After four hours passing through the Elbe Valley and Bohemia, our train pulls into Prague. The city is going about its business; you wouldn’t know there was a match on.
That’s until I meet up with some old friends and the green bedlam of Old Town Square reveals itself. It resembles a Christmas market, full of stalls selling beer and sausages. Irish fans are dancing and chanting as tricolours fly from lampposts and balconies.
Green army in PragueThe square is ringed by impossibly beautiful buildings, the showpiece of which is the Astronomical Clock: a 600-year-old mechanical masterpiece that maps the movements of the sun, moon and zodiac. The hour strikes and a skeleton figure rings a bell, while other figures representing vanity, greed and lust shake their heads. The Apostles appear in windows above the clock, before the spectacle ends with a crowing rooster.
Irish fans underneath are throwing a rubber horse head in the air and cheering every time someone catches it. Then someone’s shoe gets launched towards the sky and lands atop a gazebo.
“I think we’re going to do them,” says one fan, whose oversized top hat is falling off. “With the momentum behind us, how do we lose? I don’t want this to come back and haunt me. I can see it going to extra time or penos.”
It’s his 29th Away Day, but he’s too young to have ever seen Ireland at a World Cup. Before I laud his commitment, he points to his mate, who’s wobbly.
“I came from Perth. I just came, like, fuck that. Whatever, like,” he croaks. “We were meant to go with Qatar. Never go with Qatar Airways, useless. Long trip. Long. But I couldn’t miss this.”
ET looks for a VAR review.GREETED WITH ROARS
When it quietens down, it dawns on us that we need somewhere to watch this match. The Irish bars near the square have been packed since 10am, so we don’t bother. Someone in the group who’s been here before says there’s a massive sports bar with 50 screens not too far away.
The caveat is it’s called The Londoner.
It doesn’t go down well with the pilsner and patriotism. A Dub in a tricolour clown wig outright refuses, but comes around when he’s reminded that it’s an hour until kickoff and we’re still stranded and screenless.
We arrive and The Londoner is full of green. In the basement, four lads in Donegal and Celtic shirts are red-faced and strung out on the sofas in front of the big screen, like they’re in a kif den in Tangiers. One of them musters some energy and leads the chants by bashing his uncoordinated fist against the wall.
RTE show Shay Given pitchside and he’s greeted with roars, followed by silence as the room realises this is actually happening. The anthems come on and people well up.
It kicks off and we can’t quite believe how well Ireland are playing. The Czechs don’t want it. Every throw-in or foul won is cheered like a goal. Collins swipes at one and it cracks the bar. Fuck.

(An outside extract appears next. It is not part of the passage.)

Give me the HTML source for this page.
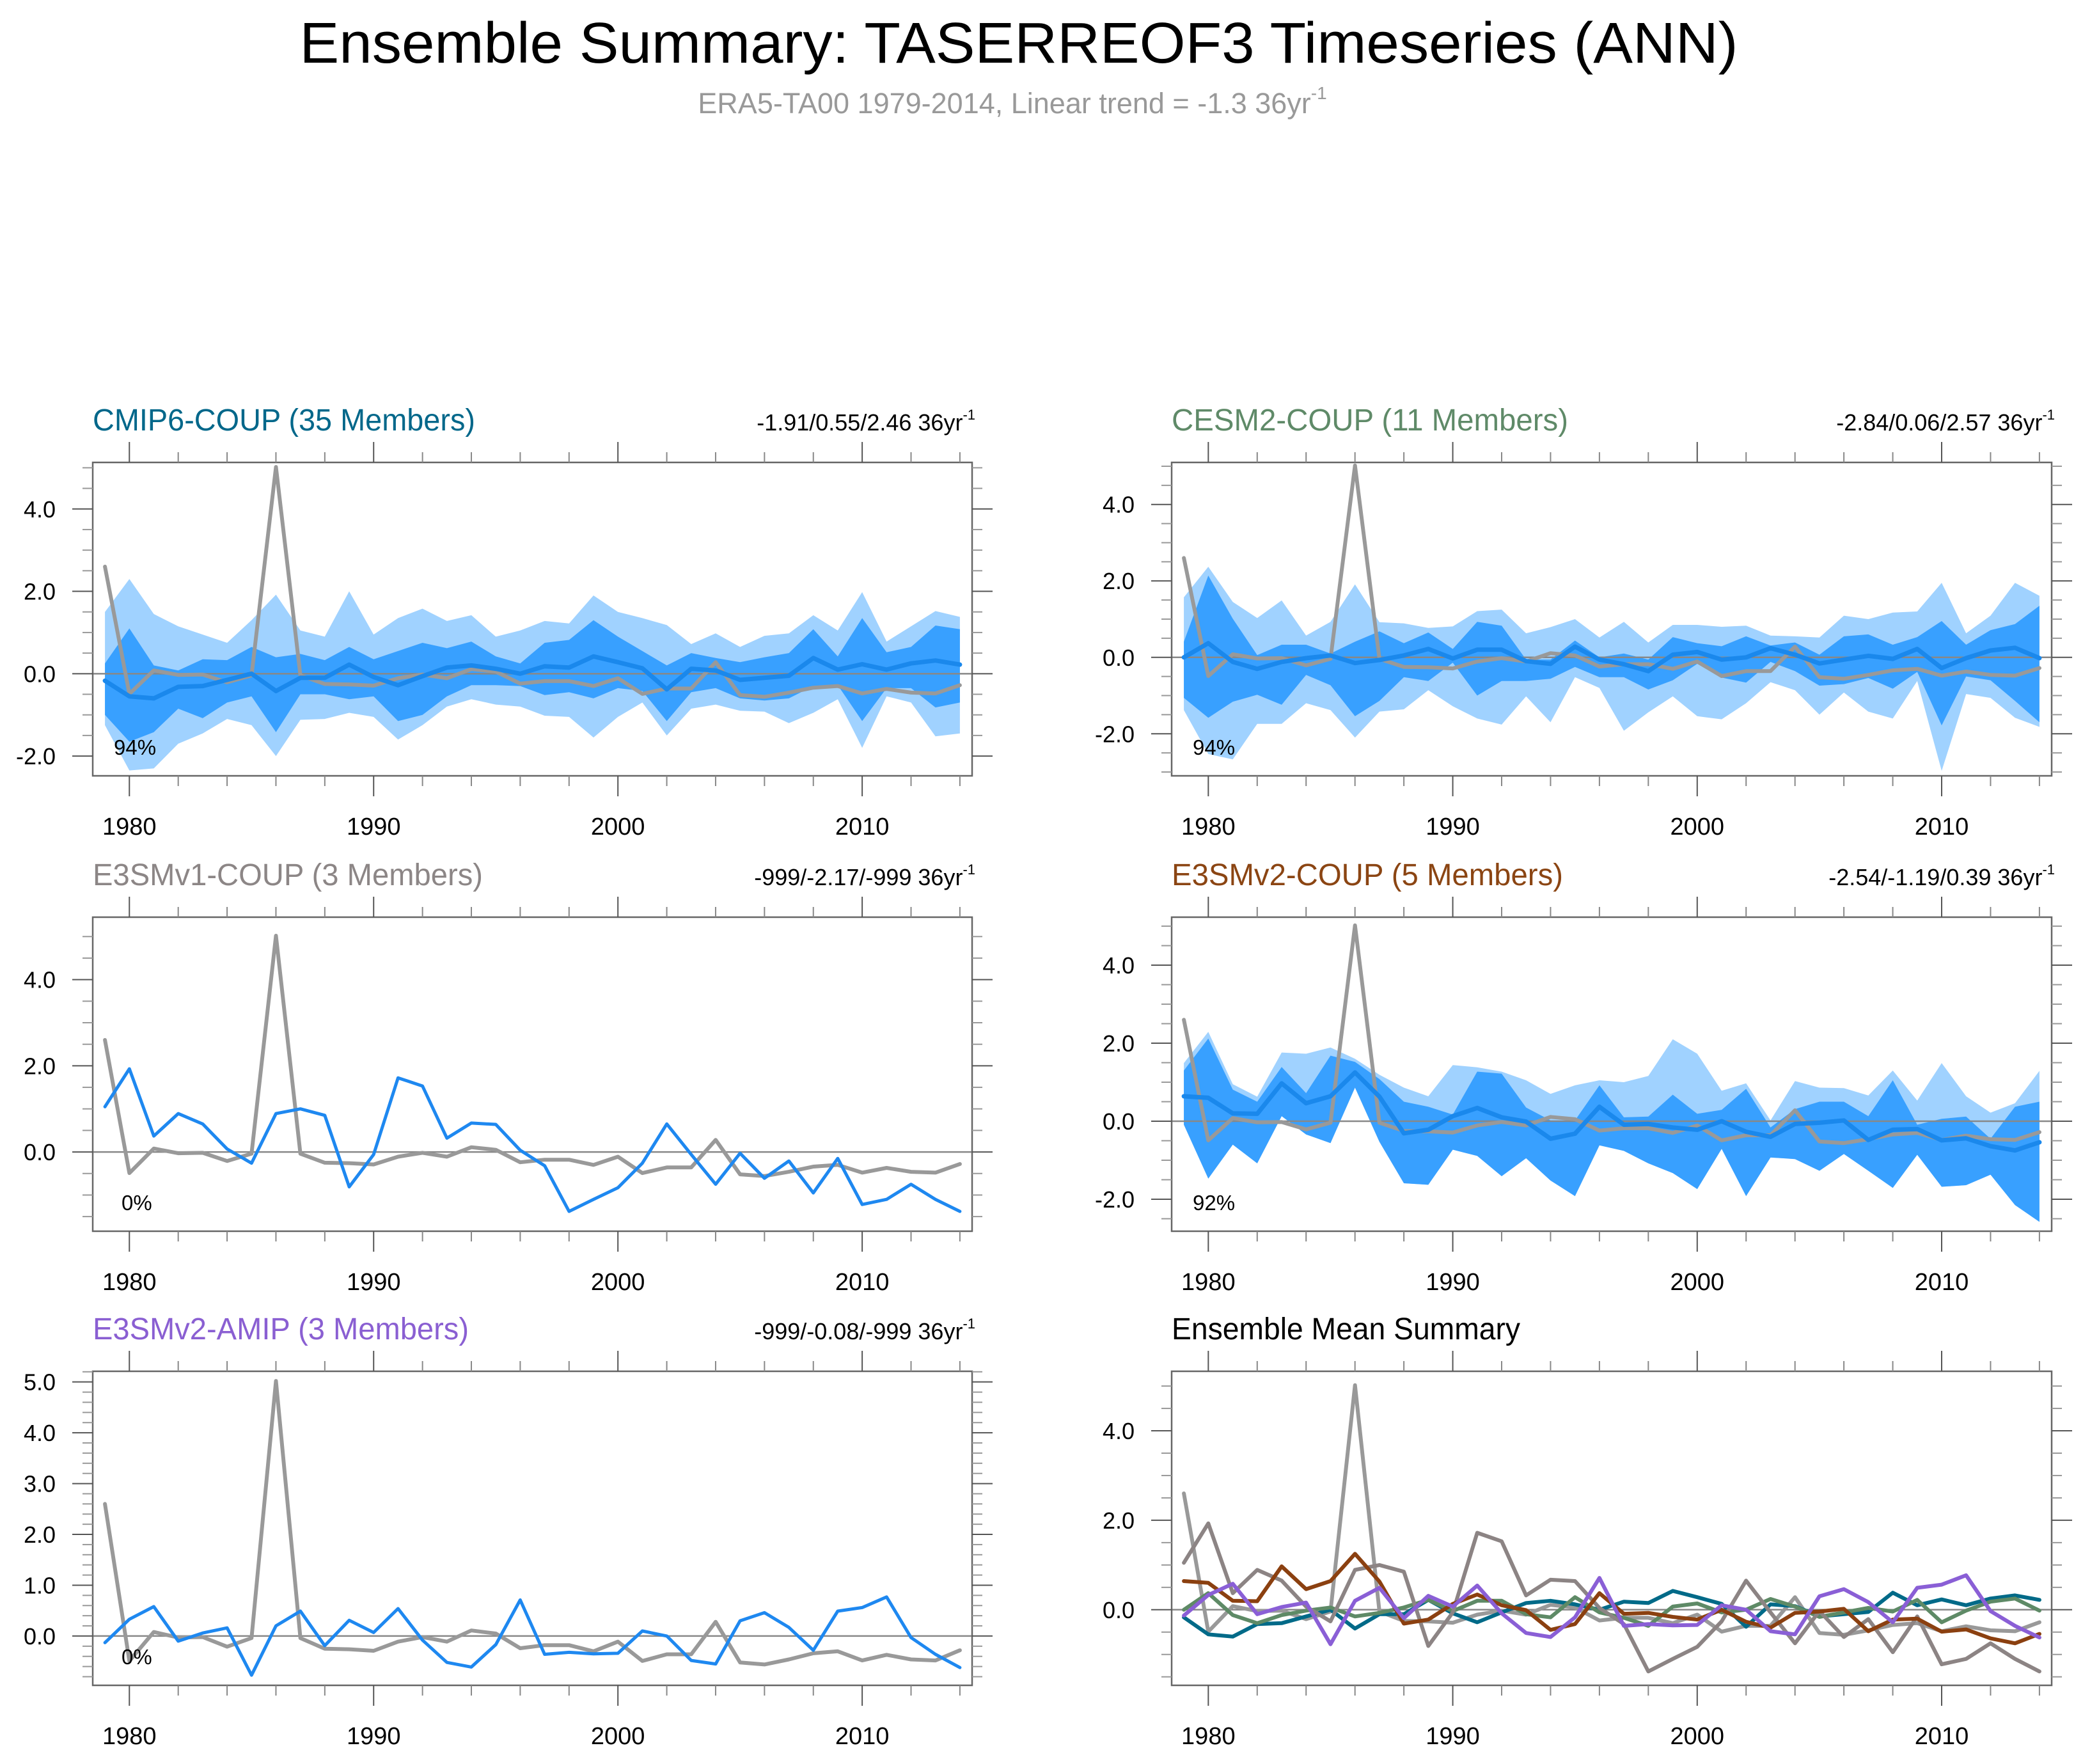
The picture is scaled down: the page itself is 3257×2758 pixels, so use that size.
<!DOCTYPE html>
<html><head><meta charset="utf-8"><style>
html,body{margin:0;padding:0;background:#fff;}
svg{display:block;font-family:"Liberation Sans",Arial,sans-serif;}
</style></head><body>
<svg id="chart" width="3257" height="2758" viewBox="0 0 3257 2758" xmlns="http://www.w3.org/2000/svg">
<rect x="0" y="0" width="3257" height="2758" fill="#fff"/>
<text x="1593" y="98" font-size="90" text-anchor="middle" textLength="2249" lengthAdjust="spacingAndGlyphs">Ensemble Summary: TASERREOF3 Timeseries (ANN)</text>
<text x="1583" y="177" font-size="45" fill="#999" text-anchor="middle">ERA5-TA00 1979-2014, Linear trend = -1.3 36yr<tspan font-size="28" dy="-22">-1</tspan></text>
</svg>
<script>
const years = [];
for (let y = 1979; y <= 2014; y++) years.push(y);
const obsERA5 = [2.6,-0.49,0.08,-0.03,-0.02,-0.21,-0.04,5.02,-0.04,-0.25,-0.26,-0.29,-0.11,-0.02,-0.11,0.11,0.05,-0.24,-0.18,-0.18,-0.3,-0.11,-0.49,-0.36,-0.36,0.28,-0.52,-0.56,-0.46,-0.34,-0.3,-0.48,-0.37,-0.46,-0.48,-0.28];
const cmip6Mean = [-0.17,-0.55,-0.6,-0.32,-0.3,-0.15,0.0,-0.42,-0.1,-0.1,0.22,-0.08,-0.28,-0.06,0.15,0.2,0.12,0.0,0.18,0.15,0.42,0.28,0.13,-0.38,0.12,0.08,-0.15,-0.1,-0.05,0.38,0.1,0.23,0.1,0.25,0.32,0.22];
const cmip6OuterHi = [1.5,2.3,1.45,1.15,0.95,0.75,1.3,1.92,1.05,0.9,2.0,0.95,1.35,1.58,1.28,1.42,0.9,1.05,1.28,1.22,1.9,1.5,1.35,1.18,0.72,0.98,0.65,0.92,0.98,1.42,1.05,1.98,0.78,1.15,1.52,1.38];
const cmip6OuterLo = [-1.25,-2.35,-2.3,-1.7,-1.45,-1.1,-1.25,-2.0,-1.12,-1.1,-0.95,-1.05,-1.6,-1.25,-0.8,-0.62,-0.75,-0.8,-1.02,-1.05,-1.55,-1.05,-0.7,-1.5,-0.85,-0.75,-0.9,-0.92,-1.2,-0.95,-0.62,-1.8,-0.55,-0.7,-1.52,-1.45];
const cmip6InnerHi = [0.25,1.1,0.2,0.08,0.35,0.33,0.65,0.4,0.48,0.33,0.65,0.35,0.55,0.75,0.62,0.78,0.42,0.25,0.75,0.82,1.3,0.9,0.55,0.2,0.5,0.38,0.28,0.4,0.5,1.08,0.42,1.35,0.52,0.65,1.17,1.08];
const cmip6InnerLo = [-1.0,-1.65,-1.42,-0.85,-1.08,-0.7,-0.55,-1.42,-0.5,-0.5,-0.62,-0.55,-1.15,-1.0,-0.55,-0.28,-0.28,-0.3,-0.52,-0.45,-0.6,-0.35,-0.42,-1.15,-0.45,-0.35,-0.6,-0.65,-0.6,-0.3,-0.28,-1.15,-0.35,-0.35,-0.82,-0.7];
const cesm2Mean = [0.0,0.37,-0.12,-0.3,-0.12,-0.02,0.05,-0.15,-0.07,0.05,0.22,-0.03,0.2,0.2,-0.1,-0.17,0.28,-0.06,-0.18,-0.36,0.07,0.14,-0.06,0.0,0.24,0.07,-0.16,-0.06,0.04,-0.04,0.22,-0.28,-0.02,0.18,0.25,-0.02];
const cesm2OuterHi = [1.57,2.37,1.45,1.03,1.49,0.57,0.93,1.91,0.92,0.89,0.77,0.81,1.21,1.25,0.63,0.79,1.0,0.52,0.93,0.39,0.85,0.85,0.8,0.83,0.57,0.55,0.52,1.09,1.0,1.17,1.2,1.95,0.63,1.09,1.95,1.61];
const cesm2OuterLo = [-1.38,-2.53,-2.67,-1.74,-1.74,-1.2,-1.38,-2.1,-1.42,-1.36,-0.86,-1.28,-1.6,-1.76,-1.02,-1.7,-0.52,-0.8,-1.92,-1.44,-1.02,-1.54,-1.62,-1.2,-0.65,-0.86,-1.5,-0.92,-1.42,-1.6,-0.62,-2.97,-0.96,-1.06,-1.58,-1.82];
const cesm2InnerHi = [0.41,2.14,1.01,0.06,0.33,0.33,0.1,0.41,0.68,0.37,0.65,0.22,0.93,0.83,-0.06,-0.06,0.44,0.0,0.1,-0.06,0.53,0.37,0.29,0.55,0.31,0.39,0.07,0.55,0.6,0.33,0.53,0.95,0.33,0.71,0.87,1.35];
const cesm2InnerLo = [-1.06,-1.58,-1.16,-0.98,-1.24,-0.46,-0.73,-1.54,-1.14,-0.52,-0.62,-0.14,-1.0,-0.62,-0.62,-0.56,-0.25,-0.52,-0.52,-0.84,-0.6,-0.17,-0.53,-0.66,-0.12,-0.36,-0.74,-0.7,-0.54,-0.82,-0.38,-1.78,-0.5,-0.6,-1.14,-1.7];
const e3smv1Mean = [1.05,1.93,0.37,0.89,0.65,0.07,-0.26,0.89,1.0,0.85,-0.81,-0.06,1.72,1.53,0.32,0.67,0.64,0.04,-0.32,-1.38,-1.1,-0.83,-0.26,0.65,-0.06,-0.75,-0.03,-0.61,-0.21,-0.95,-0.15,-1.22,-1.1,-0.75,-1.1,-1.38];
const e3smv2Mean = [0.64,0.6,0.2,0.19,0.97,0.46,0.64,1.25,0.63,-0.31,-0.22,0.13,0.34,0.1,-0.01,-0.45,-0.32,0.37,-0.09,-0.07,-0.16,-0.22,0.0,-0.27,-0.4,-0.07,-0.04,0.02,-0.48,-0.22,-0.2,-0.49,-0.44,-0.64,-0.75,-0.54];
const e3smv2OuterHi = [1.49,2.29,0.95,0.63,1.76,1.73,1.89,1.6,1.19,0.86,0.64,1.44,1.38,1.27,1.05,0.7,0.92,1.05,1.0,1.16,2.1,1.73,0.78,0.97,0.02,1.03,0.86,0.85,0.66,1.3,0.53,1.49,0.64,0.22,0.46,1.29];
const e3smv2InnerHi = [1.3,2.12,0.81,0.5,1.39,0.72,1.68,1.52,1.08,0.5,0.37,0.17,1.27,1.22,0.35,0.02,0.02,0.92,0.1,0.12,0.68,0.19,0.29,0.83,-0.16,0.31,0.5,0.5,0.13,1.05,-0.09,0.06,0.12,-0.45,0.37,0.5];
const e3smv2InnerLo = [-0.09,-1.47,-0.6,-1.08,0.13,-0.34,-0.56,0.86,-0.53,-1.59,-1.63,-0.73,-0.89,-1.41,-0.95,-1.52,-1.92,-0.62,-0.76,-1.08,-1.33,-1.74,-0.71,-1.92,-0.93,-0.97,-1.27,-0.84,-1.27,-1.71,-0.86,-1.68,-1.64,-1.37,-2.15,-2.58];
const amipMean = [-0.13,0.33,0.58,-0.1,0.06,0.16,-0.77,0.2,0.49,-0.19,0.31,0.07,0.54,-0.08,-0.52,-0.61,-0.17,0.71,-0.36,-0.32,-0.35,-0.34,0.1,0.0,-0.48,-0.55,0.3,0.46,0.17,-0.28,0.49,0.56,0.77,-0.03,-0.36,-0.62];
const xTickLabels = [1980,1990,2000,2010];

const NS = "http://www.w3.org/2000/svg";
const svg = document.getElementById('chart');
function mk(tag, attrs, parent) {
  const e = document.createElementNS(NS, tag);
  for (const k in attrs) e.setAttribute(k, attrs[k]);
  (parent || svg).appendChild(e);
  return e;
}
const LIGHT = "#a0d2ff", DARK = "#38a0ff", MEANC = "#1a88ec", OBS = "#999999";

const panels = [
  {id:'cmip6', x0:145, x1:1520, y0:723, y1:1213, ymin:-2.48, ymax:5.13, major:2, minor:0.5, title:'CMIP6-COUP (35 Members)', tcol:'#00678a', tlen:598, trend:'-1.91/0.55/2.46 36yr', pct:'94%', bands:[cmip6OuterLo,cmip6OuterHi,cmip6InnerLo,cmip6InnerHi], mean:cmip6Mean, mw:7},
  {id:'cesm2', x0:1832, x1:3208, y0:723, y1:1213, ymin:-3.1, ymax:5.1, major:2, minor:0.5, title:'CESM2-COUP (11 Members)', tcol:'#5f8a68', tlen:620, trend:'-2.84/0.06/2.57 36yr', pct:'94%', bands:[cesm2OuterLo,cesm2OuterHi,cesm2InnerLo,cesm2InnerHi], mean:cesm2Mean, mw:7},
  {id:'e3smv1', x0:145, x1:1520, y0:1434, y1:1925, ymin:-1.84, ymax:5.45, major:2, minor:0.5, title:'E3SMv1-COUP (3 Members)', tcol:'#8c8686', tlen:610, trend:'-999/-2.17/-999 36yr', pct:'0%', bands:null, mean:e3smv1Mean, mw:5},
  {id:'e3smv2', x0:1832, x1:3208, y0:1434, y1:1925, ymin:-2.82, ymax:5.23, major:2, minor:0.5, title:'E3SMv2-COUP (5 Members)', tcol:'#8b4513', tlen:612, trend:'-2.54/-1.19/0.39 36yr', pct:'92%', bands:[e3smv2InnerLo,e3smv2OuterHi,e3smv2InnerLo,e3smv2InnerHi], mean:e3smv2Mean, mw:7},
  {id:'amip', x0:145, x1:1520, y0:2144, y1:2635, ymin:-0.97, ymax:5.21, major:1, minor:0.2, title:'E3SMv2-AMIP (3 Members)', tcol:'#8a5fd2', tlen:588, trend:'-999/-0.08/-999 36yr', pct:'0%', bands:null, mean:amipMean, mw:5},
  {id:'summary', x0:1832, x1:3208, y0:2144, y1:2635, ymin:-1.69, ymax:5.33, major:2, minor:0.5, title:'Ensemble Mean Summary', tcol:'#000', tlen:545, trend:null, pct:null, bands:null, mean:null}
];
const summaryLines = [
  {name:'summary-cmip6-line', data:cmip6Mean, col:'#006a88'},
  {name:'summary-cesm2-line', data:cesm2Mean, col:'#5e8a66'},
  {name:'summary-e3smv1-line', data:e3smv1Mean, col:'#8c8484'},
  {name:'summary-e3smv2-line', data:e3smv2Mean, col:'#8b4010'},
  {name:'summary-amip-line', data:amipMean, col:'#8a5fd6'}
];

function pathFrom(xs, ys, X, Y) {
  return xs.map((v,i)=> (i?'L':'M') + X(v).toFixed(1) + ',' + Y(ys[i]).toFixed(1)).join(' ');
}
function bandPath(lo, hi, X, Y) {
  let d = years.map((v,i)=> (i?'L':'M') + X(v).toFixed(1) + ',' + Y(hi[i]).toFixed(1)).join(' ');
  for (let i = years.length-1; i >= 0; i--) d += ' L' + X(years[i]).toFixed(1) + ',' + Y(lo[i]).toFixed(1);
  return d + ' Z';
}

panels.forEach(p => {
  const g = mk('g', {});
  
  
  const X = v => p.x0 + (v - 1978.5) / 36 * (p.x1 - p.x0);
  const Y = v => p.y1 - (v - p.ymin) / (p.ymax - p.ymin) * (p.y1 - p.y0);
  const labelBase = p.y1 + 92;

  const t = mk('text', {x:p.x0, y:p.y0 - 50, 'font-size':48, fill:p.tcol, textLength:p.tlen, lengthAdjust:'spacingAndGlyphs'}, g);
  t.textContent = p.title;
  
  
  if (p.trend) {
    const tr = mk('text', {x:p.x1 + 5, y:p.y0 - 50, 'font-size':36, 'text-anchor':'end'}, g);
    tr.textContent = p.trend;
    const sup = mk('tspan', {'font-size':22, dy:-17}, tr);
    sup.textContent = '-1';
    
    
  }

  if (p.bands) {
    const ob = mk('path', {d:bandPath(p.bands[0], p.bands[1], X, Y), fill:LIGHT}, g);
    
    
    const ib = mk('path', {d:bandPath(p.bands[2], p.bands[3], X, Y), fill:DARK}, g);
    
    
  }
  const z = mk('line', {x1:p.x0, x2:p.x1, y1:Y(0), y2:Y(0), stroke:'#888', 'stroke-width':2.5}, g);
  
  

  const ol = mk('path', {d:pathFrom(years, obsERA5, X, Y), fill:'none', stroke:OBS, 'stroke-width':6, 'stroke-linejoin':'round', 'stroke-linecap':'round'}, g);
  
  

  if (p.mean) {
    const ml = mk('path', {d:pathFrom(years, p.mean, X, Y), fill:'none', stroke:p.bands ? MEANC : '#1e88f0', 'stroke-width':p.mw, 'stroke-linejoin':'round', 'stroke-linecap':'round'}, g);
    
    
  }
  if (p.id === 'summary') {
    summaryLines.forEach(s => {
      const sl = mk('path', {d:pathFrom(years, s.data, X, Y), fill:'none', stroke:s.col, 'stroke-width':6, 'stroke-linejoin':'round', 'stroke-linecap':'round'}, g);
      
      
    });
  }

  const fr = mk('rect', {x:p.x0, y:p.y0, width:p.x1-p.x0, height:p.y1-p.y0, fill:'none', stroke:'#666', 'stroke-width':2.5}, g);
  
  

  for (let yr = 1980; yr <= 2014; yr += 2) {
    const maj = (yr % 10 === 0);
    const L = maj ? 32 : 16;
    mk('line', {x1:X(yr), x2:X(yr), y1:p.y1, y2:p.y1 + L, stroke:maj?'#555':'#888', 'stroke-width':2}, g);
    mk('line', {x1:X(yr), x2:X(yr), y1:p.y0, y2:p.y0 - L, stroke:maj?'#555':'#888', 'stroke-width':2}, g);
  }
  xTickLabels.forEach(v => {
    const xl = mk('text', {x:X(v), y:labelBase, 'font-size':38, 'text-anchor':'middle'}, g);
    xl.textContent = String(v);
    
    
  });
  const n0 = Math.ceil(p.ymin / p.minor - 1e-6), n1 = Math.floor(p.ymax / p.minor + 1e-6);
  for (let n = n0; n <= n1; n++) {
    const v = n * p.minor;
    const maj = Math.abs(v / p.major - Math.round(v / p.major)) < 1e-6;
    const L = maj ? 32 : 16;
    const yy = Y(v);
    mk('line', {x1:p.x0, x2:p.x0 - L, y1:yy, y2:yy, stroke:maj?'#555':'#999', 'stroke-width':2}, g);
    mk('line', {x1:p.x1, x2:p.x1 + L, y1:yy, y2:yy, stroke:maj?'#555':'#999', 'stroke-width':2}, g);
    if (maj) {
      const yl = mk('text', {x:p.x0 - 58, y:yy + 13, 'font-size':36, 'text-anchor':'end'}, g);
      yl.textContent = (Math.abs(v) < 1e-9 ? 0 : v).toFixed(1);
      
      
    }
  }
  if (p.pct) {
    const pc = mk('text', {x:p.x0 + 33 + (p.pct.length < 3 ? 12 : 0), y:p.y1 - 33, 'font-size':33}, g);
    pc.textContent = p.pct;
    
    
  }
});
</script>
</body></html>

Another long throw and Collins goes for it again. He’s been nicked. Surely ref. He goes to the screen. He gives it. Parrott with nerves of a triple-welded alloy. The Londoner vibrates.
Somehow it’s two-nil before 25 minutes are gone. It’s a horrible goal but that doesn’t matter. Beer is being thrown around and that doesn’t matter either, because the pints are cheap and we smell like it anyway.

Then the referee points to the spot in the wrong box. It looks like a dive at first but the replay shows a shirt pull. They score and half-time comes as a reprieve.
The second half is an ugly blur of half-chances. Molumby hits the post. Parrott gets onto a flick-on which their keeper saves. It’s tense but there’s a belief we might hold out.
A Czech corner. It’s a good ball in and a collective utterance of ‘bollocks’ ripples through the room. Heads are in hands as the air is sucked out of our lair.
When the referee blows for full time, the chants start up again with an undertow of desperation. Extra-time is a slog and now we’re settling for penalties even though we were two-up.
WORSE THAN A FUNERAL
Some can’t watch. Neck and neck until Kelleher saves one and the basement shakes harder than it did for the goals. Then Azaz misses. Then they score. Then Browne misses too. Their lad buries it in the top corner, and that second goal feels so long ago now.
It’s worse than a funeral here. The Irish don’t really mind funerals. Out on the street there’s anger. One lad sends a line of Lime bikes over like dominos. Another is crying. Some curse Ryan Manning. Most are silent.
The next morning is a gorgeous, cloudless day. Red Irish faces are scattered around Old Town Square, hunched over tables with sunglasses on and their voices gone. Not many want to chat. Those that can stomach it are optimistic.
“That was probably one of the best matches I’ve ever been to. We were booking Dublin when we went 2-0 up,” says a gentleman who’s due back in LA for work on Monday. “The team is solid. I’m impressed. I like the manager. I can’t fault the team man, they gave it everything. I’m still all in.”
That evening we walk up to the castle on the hill. The sun is sinking behind the fortress above and we’re the only souls on the narrow staircase, save for a busker whistling Sinatra’s ‘Strangers In The Night’ over jazz guitar.
International football is the most glacial form of disappointment. There is no next year. No rebounds. But you just know we’ll be back. The unmeasurable forces say so.
Franz Kafka: even he didn’t know what Ryan Manning was thinking.